The Oban Times

Making your food go extra mile in lockdown

- Kerry MacKay from the GRAB Trust dishes out some good advice on how to make the most of your food waste during the coronaviru­s for the second of our weekly recipe features.

You heard the news, we are in lockdown. Being a good citizen you plan to follow the rules and will save lives in doing so.

You stocked up on food to help see you through and felt a sense of reassuranc­e that whatever happens, you can eat. You planned to cook and freeze a load of meals to make things last.

But then reality set in, the kids need constant entertaini­ng, you still have to put in the hours for work, there’s more housework than ever, and not to mention the constant lure of social media to get your fix of socialisat­ion and a good dose of procrastin­ation.

You suddenly realise the days have flown by and a big chunk of that beautiful stockpile of food is alarmingly near their use-by dates. How can you possibly eat it all in time?

Let’s start here. Check the dates on the labels. Make sure you check the right date; ‘Best before’ is just a guide, the produce will be tastiest before the date shown but is still perfectly edible after it. ‘Use by’ is the one to watch, once passed this date the product may not be safe to eat.

Dig out the food that needs used in the next couple of days and lay it on the table. If things can be frozen, now’s the time. Freezing them will give you much longer to get round to using it.

So what’s left on the table? Maybe a bag of salad that’s gone a little slimy in the corner, some stale bread, a few sprouting potatoes... What on earth can you make out of that?

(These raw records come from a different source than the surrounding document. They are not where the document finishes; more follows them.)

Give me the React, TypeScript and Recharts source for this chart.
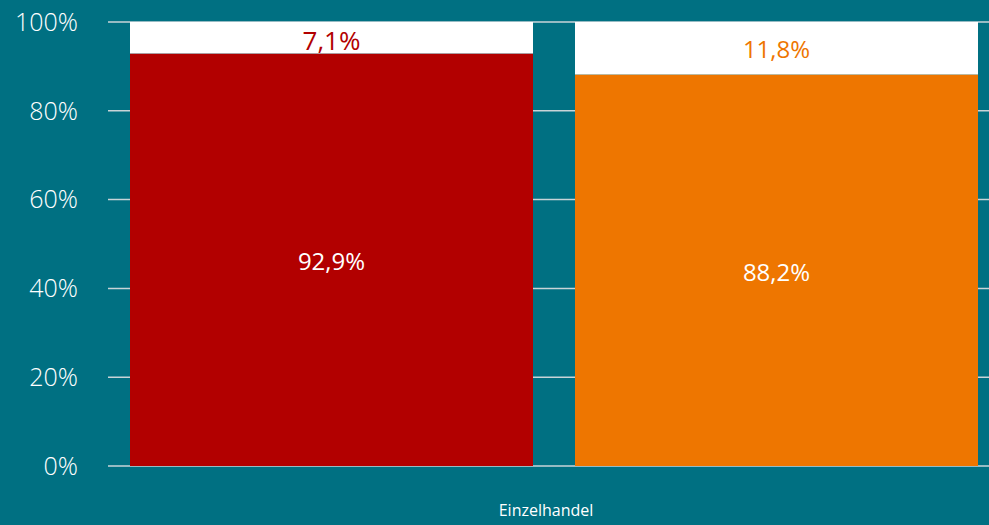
import { Bar, BarChart, CartesianGrid, LabelList, XAxis, YAxis } from "recharts";

const categories = ["Einzelhandel"];
const redShare = [92.9];
const redRest = [7.1];
const orangeShare = [88.2];
const orangeRest = [11.8];
const yTicks = [0, 20, 40, 60, 80, 100];

const BG = "#007082";
const RED = "#b20000";
const ORANGE = "#ee7600";
const FONT = "'Segoe UI', 'Open Sans', 'Noto Sans', sans-serif";

const data = categories.map((name, i) => ({
  name,
  red: redShare[i],
  redRest: redRest[i],
  orange: orangeShare[i],
  orangeRest: orangeRest[i],
}));

const pct = (v: unknown) => `${String(v).replace(".", ",")}%`;

export default function App() {
  return (
    <div style={{ position: "absolute", left: 0, top: 0, width: 989, height: 525, background: BG, fontFamily: FONT }}>
      <BarChart
        width={989}
        height={525}
        data={data}
        margin={{ top: 22, right: 0, bottom: 0, left: 0 }}
        barGap={42}
        barCategoryGap={11}
      >
        <CartesianGrid vertical={false} stroke="#c8d4d8" strokeWidth={1.5} />
        <XAxis
          dataKey="name"
          axisLine={false}
          tickLine={false}
          height={59}
          padding={{ left: 11, right: 0 }}
          tickMargin={33}
          tick={{ fill: "#ffffff", fontSize: 16, fontFamily: FONT, dx: -8 }}
        />
        <YAxis
          domain={[0, 100]}
          ticks={yTicks}
          tickFormatter={(v) => `${v}%`}
          axisLine={false}
          tickLine={false}
          width={108}
          tickMargin={24}
          tick={{ fill: "#ffffff", fontSize: 25, fontFamily: FONT, fontWeight: 300 }}
        />
        <Bar dataKey="red" stackId="a" fill={RED} isAnimationActive={false}>
          <LabelList dataKey="red" position="center" formatter={pct} fill="#ffffff" fontSize={24} fontFamily={FONT} dy={2} />
        </Bar>
        <Bar dataKey="redRest" stackId="a" fill="#ffffff" isAnimationActive={false}>
          <LabelList dataKey="redRest" position="center" formatter={pct} fill={RED} fontSize={26} fontFamily={FONT} dy={3} />
        </Bar>
        <Bar dataKey="orange" stackId="b" fill={ORANGE} isAnimationActive={false}>
          <LabelList dataKey="orange" position="center" formatter={pct} fill="#ffffff" fontSize={24} fontFamily={FONT} dy={2} />
        </Bar>
        <Bar dataKey="orangeRest" stackId="b" fill="#ffffff" isAnimationActive={false}>
          <LabelList dataKey="orangeRest" position="center" formatter={pct} fill={ORANGE} fontSize={24} fontFamily={FONT} dy={1} />
        </Bar>
      </BarChart>
    </div>
  );
}
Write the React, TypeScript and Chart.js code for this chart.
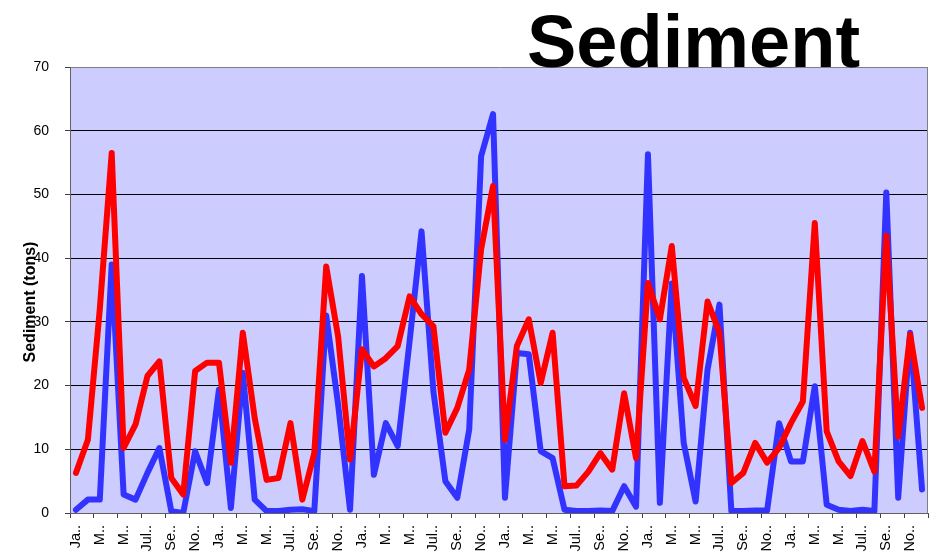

My favourite way to use up stale bread is good old eggy bread.

Leftover mashed potatoes? Make some quick and easy potato scones.

Cooking in bulk is a great effort saver too. Soups and stews are ideal for bulk cooking then freeze in convenient portions for when you don’t feel like cooking.

So there you have it, single out the produce that really needs used, freeze what you can, find a few recipes that tickle your taste buds, cook in bulk, and freeze for later.

Get the children to help, too, cooking is a valuable life skill in surprising­ly short supply. The perfect way to combine home schooling with housework. Stay safe and have fun cooking!

Eggy bread

2 medium eggs

1 tablespoon milk

2 slices of white or brown bread 1 tablespoon butter

Lightly beat the egg in a shallow bowl along with the milk. Season with salt and black pepper.

Dip each slice of bread into the egg mixture, making sure it has soaked up all of the liquid. Heat a frying pan over a medium heat and add the butter. Swirl the butter around the pan and when it’s beginning to foam, add the bread and fry on each side for until golden brown.

Transfer to a plate and serve with crispy bacon or fruit.